• [PROBLEM REQUIREMENTS]:
Read the lines that follow and pick out every one containing the word "this".

• [RECORDS FOR THE TASK]:
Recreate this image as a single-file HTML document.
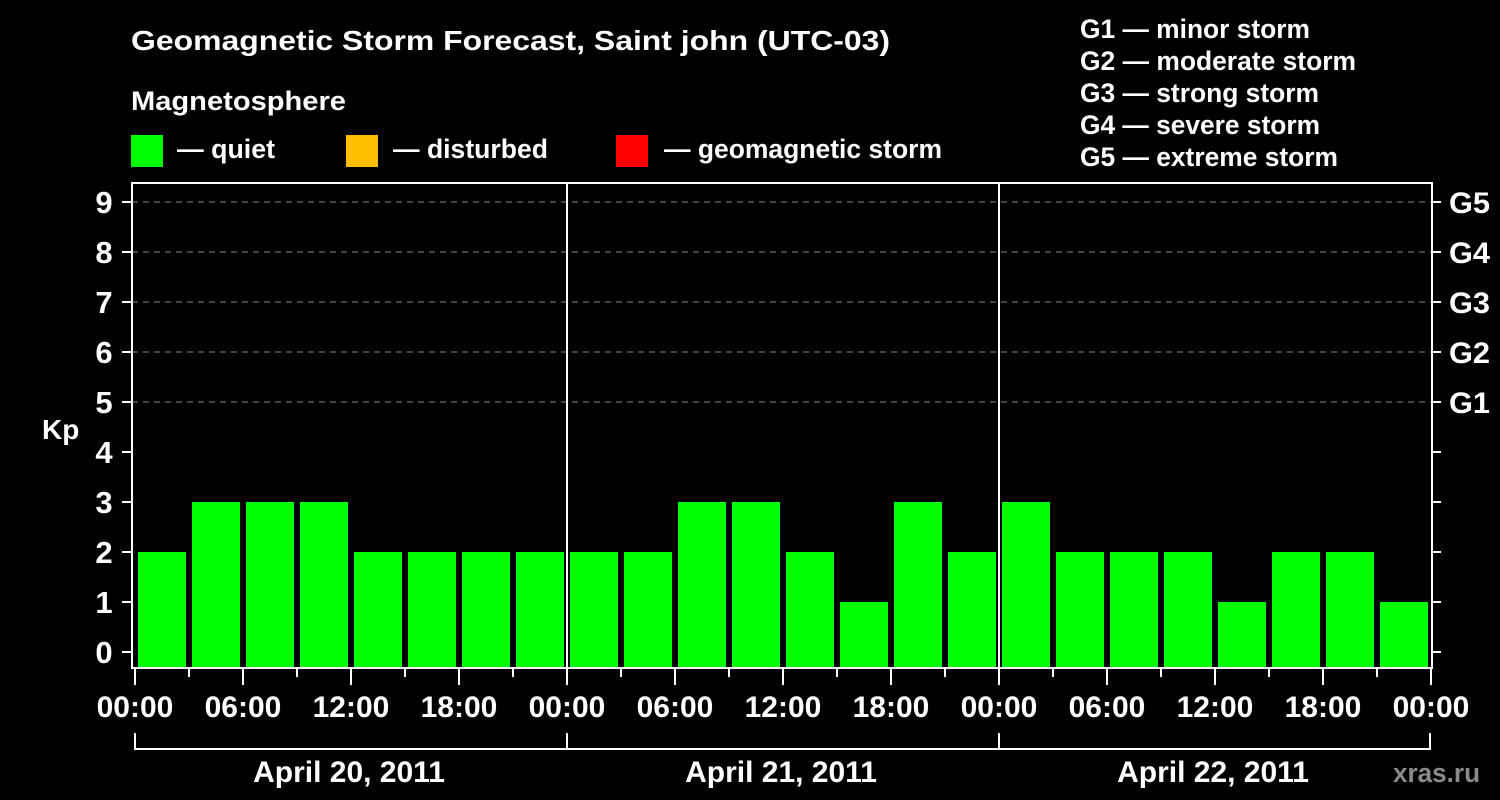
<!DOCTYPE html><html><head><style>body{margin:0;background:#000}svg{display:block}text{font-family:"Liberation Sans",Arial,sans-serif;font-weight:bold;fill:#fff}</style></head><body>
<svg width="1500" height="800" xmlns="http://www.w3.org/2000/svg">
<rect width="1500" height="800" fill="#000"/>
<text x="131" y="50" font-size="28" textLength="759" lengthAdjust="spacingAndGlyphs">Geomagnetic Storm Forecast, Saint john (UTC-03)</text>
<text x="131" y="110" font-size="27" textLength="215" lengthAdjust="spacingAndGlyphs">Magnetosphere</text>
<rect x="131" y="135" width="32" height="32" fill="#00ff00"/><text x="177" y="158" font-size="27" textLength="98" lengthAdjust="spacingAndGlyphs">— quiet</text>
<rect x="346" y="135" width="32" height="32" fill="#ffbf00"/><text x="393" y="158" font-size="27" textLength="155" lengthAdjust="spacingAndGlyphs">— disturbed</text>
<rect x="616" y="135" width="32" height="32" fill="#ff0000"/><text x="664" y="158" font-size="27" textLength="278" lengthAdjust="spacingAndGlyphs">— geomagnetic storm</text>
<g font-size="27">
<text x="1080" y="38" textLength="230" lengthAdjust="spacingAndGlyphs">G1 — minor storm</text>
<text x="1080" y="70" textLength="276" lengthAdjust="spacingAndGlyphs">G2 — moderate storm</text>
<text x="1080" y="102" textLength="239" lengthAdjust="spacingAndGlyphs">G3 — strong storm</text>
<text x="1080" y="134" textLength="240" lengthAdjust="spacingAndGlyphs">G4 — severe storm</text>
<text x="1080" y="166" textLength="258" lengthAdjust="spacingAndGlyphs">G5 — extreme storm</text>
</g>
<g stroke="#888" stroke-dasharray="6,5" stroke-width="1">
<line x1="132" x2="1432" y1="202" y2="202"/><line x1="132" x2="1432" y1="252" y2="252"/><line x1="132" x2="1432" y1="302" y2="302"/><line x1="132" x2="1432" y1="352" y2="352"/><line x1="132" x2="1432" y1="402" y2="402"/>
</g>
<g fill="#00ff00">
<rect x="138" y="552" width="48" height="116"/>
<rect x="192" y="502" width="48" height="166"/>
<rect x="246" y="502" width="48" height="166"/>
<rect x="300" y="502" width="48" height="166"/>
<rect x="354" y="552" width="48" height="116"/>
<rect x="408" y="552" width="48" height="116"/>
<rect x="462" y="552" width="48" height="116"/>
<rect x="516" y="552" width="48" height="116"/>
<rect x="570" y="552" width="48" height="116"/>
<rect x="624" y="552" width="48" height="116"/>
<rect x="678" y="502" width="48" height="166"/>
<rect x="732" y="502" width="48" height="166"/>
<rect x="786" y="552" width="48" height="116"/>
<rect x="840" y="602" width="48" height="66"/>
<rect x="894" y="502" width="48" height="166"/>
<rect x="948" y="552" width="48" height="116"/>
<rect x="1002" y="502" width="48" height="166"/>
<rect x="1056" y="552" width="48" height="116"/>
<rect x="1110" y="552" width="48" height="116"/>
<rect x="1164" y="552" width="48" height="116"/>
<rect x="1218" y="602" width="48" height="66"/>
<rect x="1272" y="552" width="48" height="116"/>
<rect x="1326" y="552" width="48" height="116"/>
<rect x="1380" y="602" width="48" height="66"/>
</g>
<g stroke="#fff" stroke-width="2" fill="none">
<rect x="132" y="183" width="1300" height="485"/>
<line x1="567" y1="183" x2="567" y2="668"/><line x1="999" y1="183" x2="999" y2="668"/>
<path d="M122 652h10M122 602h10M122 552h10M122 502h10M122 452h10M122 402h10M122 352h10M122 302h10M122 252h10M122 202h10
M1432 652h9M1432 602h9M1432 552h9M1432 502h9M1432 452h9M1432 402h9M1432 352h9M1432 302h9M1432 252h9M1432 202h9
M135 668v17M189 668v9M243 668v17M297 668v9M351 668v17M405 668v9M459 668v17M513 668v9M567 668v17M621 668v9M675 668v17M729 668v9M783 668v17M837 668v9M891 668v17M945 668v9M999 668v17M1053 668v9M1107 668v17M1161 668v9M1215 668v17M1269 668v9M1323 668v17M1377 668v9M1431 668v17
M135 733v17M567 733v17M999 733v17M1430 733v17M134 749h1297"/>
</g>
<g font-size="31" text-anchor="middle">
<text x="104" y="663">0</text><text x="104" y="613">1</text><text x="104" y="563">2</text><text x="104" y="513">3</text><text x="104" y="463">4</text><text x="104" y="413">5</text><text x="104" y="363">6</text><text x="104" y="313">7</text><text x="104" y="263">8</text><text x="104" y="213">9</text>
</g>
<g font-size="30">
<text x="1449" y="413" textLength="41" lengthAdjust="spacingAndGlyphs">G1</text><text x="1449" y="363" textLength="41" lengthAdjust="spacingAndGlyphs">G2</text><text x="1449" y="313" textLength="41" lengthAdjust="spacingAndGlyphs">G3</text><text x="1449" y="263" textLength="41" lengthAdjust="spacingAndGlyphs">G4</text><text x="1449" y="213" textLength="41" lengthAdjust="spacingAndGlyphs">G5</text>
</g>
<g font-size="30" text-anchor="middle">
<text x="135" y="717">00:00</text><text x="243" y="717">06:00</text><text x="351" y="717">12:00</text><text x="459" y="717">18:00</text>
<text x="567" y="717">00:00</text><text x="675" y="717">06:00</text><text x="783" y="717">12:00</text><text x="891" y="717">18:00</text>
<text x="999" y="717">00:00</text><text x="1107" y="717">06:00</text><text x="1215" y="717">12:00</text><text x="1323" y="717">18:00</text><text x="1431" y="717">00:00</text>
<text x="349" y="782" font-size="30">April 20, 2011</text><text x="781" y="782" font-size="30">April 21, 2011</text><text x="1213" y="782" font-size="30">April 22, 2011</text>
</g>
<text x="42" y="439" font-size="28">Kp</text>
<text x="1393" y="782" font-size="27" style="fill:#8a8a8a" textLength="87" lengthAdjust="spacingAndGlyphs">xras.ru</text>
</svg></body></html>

* * *

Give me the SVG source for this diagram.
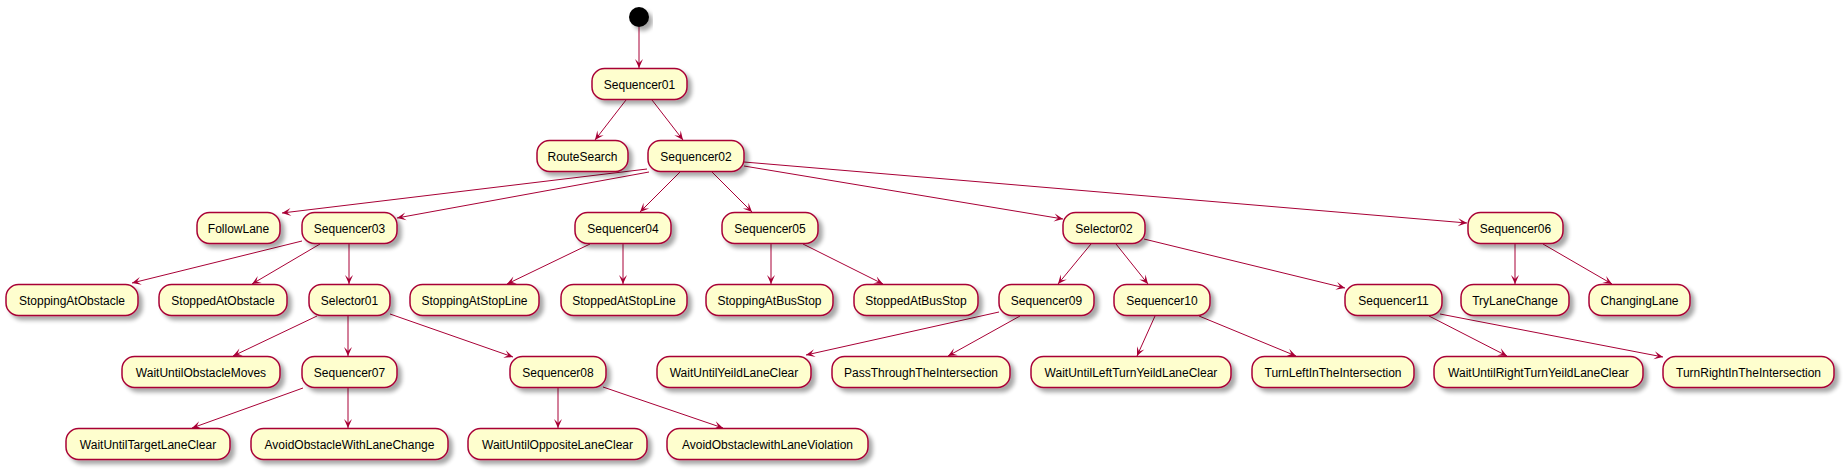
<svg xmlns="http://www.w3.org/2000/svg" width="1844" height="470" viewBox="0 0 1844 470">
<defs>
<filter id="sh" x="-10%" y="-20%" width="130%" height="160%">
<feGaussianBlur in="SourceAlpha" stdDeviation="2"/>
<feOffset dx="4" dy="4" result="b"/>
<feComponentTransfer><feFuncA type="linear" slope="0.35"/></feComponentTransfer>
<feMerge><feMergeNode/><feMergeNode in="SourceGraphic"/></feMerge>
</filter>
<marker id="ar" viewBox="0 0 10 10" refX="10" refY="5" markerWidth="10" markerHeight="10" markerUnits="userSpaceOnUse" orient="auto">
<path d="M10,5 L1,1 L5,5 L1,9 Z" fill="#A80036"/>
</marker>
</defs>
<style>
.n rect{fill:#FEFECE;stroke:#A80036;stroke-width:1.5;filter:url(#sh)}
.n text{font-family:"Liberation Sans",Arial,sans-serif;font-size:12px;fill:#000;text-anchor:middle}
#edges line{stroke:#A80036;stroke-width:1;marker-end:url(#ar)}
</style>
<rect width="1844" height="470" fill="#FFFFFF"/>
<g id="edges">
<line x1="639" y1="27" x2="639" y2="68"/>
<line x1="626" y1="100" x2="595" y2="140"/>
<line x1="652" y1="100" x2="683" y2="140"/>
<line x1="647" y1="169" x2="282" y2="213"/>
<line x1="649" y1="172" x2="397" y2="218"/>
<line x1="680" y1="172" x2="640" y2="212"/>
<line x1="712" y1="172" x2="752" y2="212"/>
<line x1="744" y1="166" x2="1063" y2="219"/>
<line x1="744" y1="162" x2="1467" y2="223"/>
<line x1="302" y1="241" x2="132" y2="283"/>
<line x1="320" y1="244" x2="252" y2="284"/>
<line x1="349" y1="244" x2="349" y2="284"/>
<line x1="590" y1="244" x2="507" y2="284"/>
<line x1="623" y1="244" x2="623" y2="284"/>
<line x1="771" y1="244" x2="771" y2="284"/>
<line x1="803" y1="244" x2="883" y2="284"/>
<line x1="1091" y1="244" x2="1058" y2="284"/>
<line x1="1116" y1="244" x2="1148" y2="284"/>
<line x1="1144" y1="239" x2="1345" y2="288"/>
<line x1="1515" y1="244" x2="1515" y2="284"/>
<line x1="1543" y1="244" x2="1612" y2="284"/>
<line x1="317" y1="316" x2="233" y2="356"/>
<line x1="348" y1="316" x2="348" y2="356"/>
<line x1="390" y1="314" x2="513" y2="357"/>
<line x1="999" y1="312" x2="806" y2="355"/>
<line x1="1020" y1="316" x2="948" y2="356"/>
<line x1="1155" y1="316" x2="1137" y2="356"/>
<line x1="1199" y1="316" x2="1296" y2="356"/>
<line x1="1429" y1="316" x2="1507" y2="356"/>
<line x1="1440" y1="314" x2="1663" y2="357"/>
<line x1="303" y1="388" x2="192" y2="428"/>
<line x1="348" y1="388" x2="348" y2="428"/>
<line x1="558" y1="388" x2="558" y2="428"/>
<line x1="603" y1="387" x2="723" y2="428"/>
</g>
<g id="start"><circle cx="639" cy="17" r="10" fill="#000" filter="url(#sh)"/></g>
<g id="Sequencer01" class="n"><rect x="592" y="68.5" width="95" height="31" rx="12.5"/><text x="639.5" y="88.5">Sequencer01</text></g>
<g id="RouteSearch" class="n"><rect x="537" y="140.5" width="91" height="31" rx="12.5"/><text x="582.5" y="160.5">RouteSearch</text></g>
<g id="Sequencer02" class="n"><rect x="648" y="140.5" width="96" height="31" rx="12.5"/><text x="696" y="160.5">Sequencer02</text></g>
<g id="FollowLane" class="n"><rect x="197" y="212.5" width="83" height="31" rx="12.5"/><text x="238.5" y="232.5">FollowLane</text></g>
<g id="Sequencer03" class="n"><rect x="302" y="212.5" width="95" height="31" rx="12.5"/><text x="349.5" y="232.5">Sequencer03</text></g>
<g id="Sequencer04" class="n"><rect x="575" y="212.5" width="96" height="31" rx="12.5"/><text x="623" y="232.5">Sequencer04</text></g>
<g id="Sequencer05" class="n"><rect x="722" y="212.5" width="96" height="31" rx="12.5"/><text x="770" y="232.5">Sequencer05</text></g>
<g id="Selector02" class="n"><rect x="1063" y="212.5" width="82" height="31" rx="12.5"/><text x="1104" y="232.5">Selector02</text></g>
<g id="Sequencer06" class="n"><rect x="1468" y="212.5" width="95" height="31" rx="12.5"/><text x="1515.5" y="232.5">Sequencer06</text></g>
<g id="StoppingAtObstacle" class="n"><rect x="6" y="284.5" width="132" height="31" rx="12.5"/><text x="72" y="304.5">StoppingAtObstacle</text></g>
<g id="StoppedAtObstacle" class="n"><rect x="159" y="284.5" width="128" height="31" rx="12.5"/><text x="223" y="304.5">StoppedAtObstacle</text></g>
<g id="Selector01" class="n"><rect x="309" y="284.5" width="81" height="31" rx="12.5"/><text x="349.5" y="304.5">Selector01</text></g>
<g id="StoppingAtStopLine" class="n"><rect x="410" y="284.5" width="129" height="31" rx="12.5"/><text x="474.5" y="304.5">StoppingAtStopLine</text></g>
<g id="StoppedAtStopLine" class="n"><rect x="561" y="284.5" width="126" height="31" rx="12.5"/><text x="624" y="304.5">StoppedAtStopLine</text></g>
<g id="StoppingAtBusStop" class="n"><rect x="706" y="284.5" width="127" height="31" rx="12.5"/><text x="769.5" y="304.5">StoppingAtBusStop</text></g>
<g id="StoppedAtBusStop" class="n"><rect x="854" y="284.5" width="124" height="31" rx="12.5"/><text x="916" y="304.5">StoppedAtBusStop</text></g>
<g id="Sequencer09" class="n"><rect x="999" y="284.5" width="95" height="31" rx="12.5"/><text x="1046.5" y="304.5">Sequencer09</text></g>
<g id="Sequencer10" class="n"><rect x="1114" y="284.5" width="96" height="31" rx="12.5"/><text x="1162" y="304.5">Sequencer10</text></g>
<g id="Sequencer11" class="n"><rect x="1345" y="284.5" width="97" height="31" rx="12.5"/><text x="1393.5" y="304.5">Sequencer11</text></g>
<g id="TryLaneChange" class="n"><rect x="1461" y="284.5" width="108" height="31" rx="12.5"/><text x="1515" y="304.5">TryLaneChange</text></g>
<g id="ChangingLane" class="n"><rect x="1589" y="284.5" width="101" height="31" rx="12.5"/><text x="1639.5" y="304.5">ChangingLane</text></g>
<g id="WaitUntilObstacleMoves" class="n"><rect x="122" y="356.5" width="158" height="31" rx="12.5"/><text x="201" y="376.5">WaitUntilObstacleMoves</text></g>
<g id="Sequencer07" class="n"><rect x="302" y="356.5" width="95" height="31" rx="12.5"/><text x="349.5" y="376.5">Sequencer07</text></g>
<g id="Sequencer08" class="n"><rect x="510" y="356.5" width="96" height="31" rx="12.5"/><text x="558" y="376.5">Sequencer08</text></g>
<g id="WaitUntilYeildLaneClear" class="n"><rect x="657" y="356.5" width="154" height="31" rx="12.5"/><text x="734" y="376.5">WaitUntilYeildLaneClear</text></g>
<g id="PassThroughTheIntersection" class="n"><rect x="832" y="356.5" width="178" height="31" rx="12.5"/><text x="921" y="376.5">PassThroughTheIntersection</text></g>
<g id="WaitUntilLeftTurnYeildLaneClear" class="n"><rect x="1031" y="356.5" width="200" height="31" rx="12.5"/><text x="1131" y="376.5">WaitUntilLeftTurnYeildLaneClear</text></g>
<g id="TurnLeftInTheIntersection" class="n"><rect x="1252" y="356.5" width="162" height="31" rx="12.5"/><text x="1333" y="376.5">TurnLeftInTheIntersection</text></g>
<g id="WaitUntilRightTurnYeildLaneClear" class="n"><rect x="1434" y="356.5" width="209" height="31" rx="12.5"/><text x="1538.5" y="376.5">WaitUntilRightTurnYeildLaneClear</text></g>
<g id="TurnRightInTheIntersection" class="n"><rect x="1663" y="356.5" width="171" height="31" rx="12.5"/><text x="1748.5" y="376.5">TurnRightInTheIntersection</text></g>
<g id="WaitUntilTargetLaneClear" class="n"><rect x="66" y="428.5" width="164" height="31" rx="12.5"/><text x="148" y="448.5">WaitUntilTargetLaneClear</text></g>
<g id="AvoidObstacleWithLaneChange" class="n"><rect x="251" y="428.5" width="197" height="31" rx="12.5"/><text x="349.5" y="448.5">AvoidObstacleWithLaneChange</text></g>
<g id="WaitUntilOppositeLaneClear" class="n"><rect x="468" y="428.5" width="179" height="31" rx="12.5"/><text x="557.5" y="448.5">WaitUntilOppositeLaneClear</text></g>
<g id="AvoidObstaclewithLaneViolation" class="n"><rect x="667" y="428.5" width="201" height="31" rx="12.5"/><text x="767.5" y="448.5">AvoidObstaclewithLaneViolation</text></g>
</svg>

• [FULL OUTPUT]:
Recreate this image as a single-file HTML document.
Give me the SVG source for this diagram.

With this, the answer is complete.